The Port of Belfast is the busiest ferry port in Ireland with over 1.2 million passengers annually. Belfast also has a large port, used for exporting and importing goods and for passenger ferry services. Stena Line run regular services to Stranraer in Scotland using their HSS (High Speed Service) vessel, with a crossing time of around ninety minutes, and/or their conventional vessel with a crossing time of around three hours and forty-five minutes. Norfolkline (formally Norse Merchant Ferries) run a passenger/cargo ferry to and from Liverpool, with a crossing time of eight hours and a seasonal sailing to Douglas, Isle of Man is operated by the Isle of Man Steam Packet company (formally SeaCat).

The natural inlet of Belfast Lough gives Belfast its own port. As the city developed, this became the major avenue for trade with Britain and later Europe and North America. In the mid-seventeenth century, Belfast exported beef, butter, hides, tallow and corn and it imported coal, cloth, wine, brandy, paper, timber and tobacco. At the beginning of the eighteenth century, Belfast's significant trade made it the richest commercial town in the north of Ireland. Around this time, the linen trade in Northern Ireland blossomed and by the middle of the eighteenth century, one fifth of all the linen exported from Ireland was shipped from Belfast Harbour.
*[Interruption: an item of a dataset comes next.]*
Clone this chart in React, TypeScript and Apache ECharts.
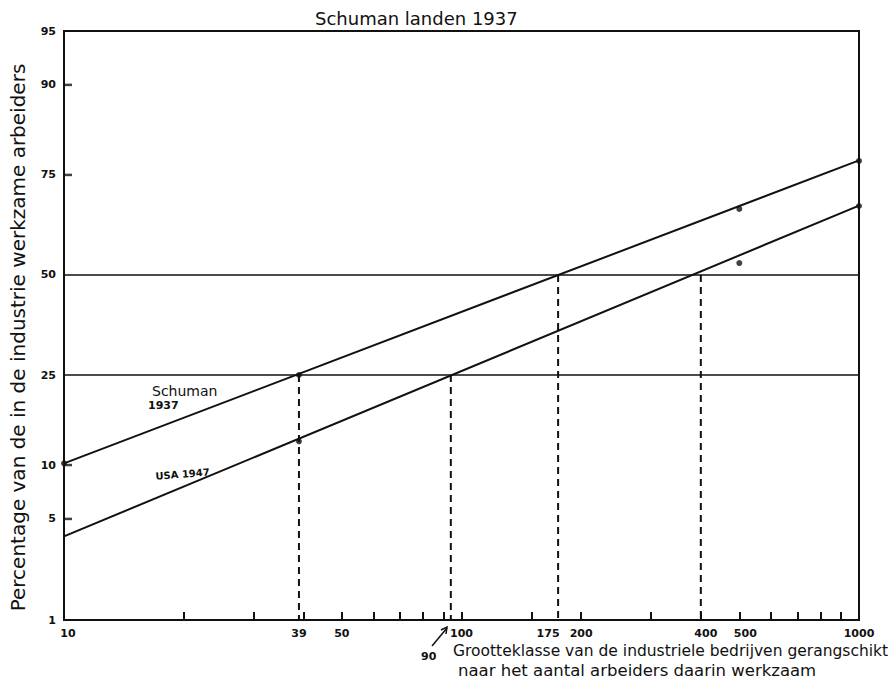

As the Industrial Revolution arrived, the port provided the outlet for the thriving linen and shipbuilding trades. Belfast harbour was dredged in 1845 to provide deeper berths for larger ships. Donegall Quay was built out into the river as the harbour was developed further and trade flourished. The Harland and Wolff shipbuilding firm was created in 1861 and by the time the Titanic was built in Belfast in 1912, they boasted the largest shipyard in the world.

It is also the biggest gateway for both the import and export of goods in Northern Ireland, receiving 6,000 vessels, and half a million freight units per year. The Harbour Estate is also Northern Ireland's leading logistics & distribution hub.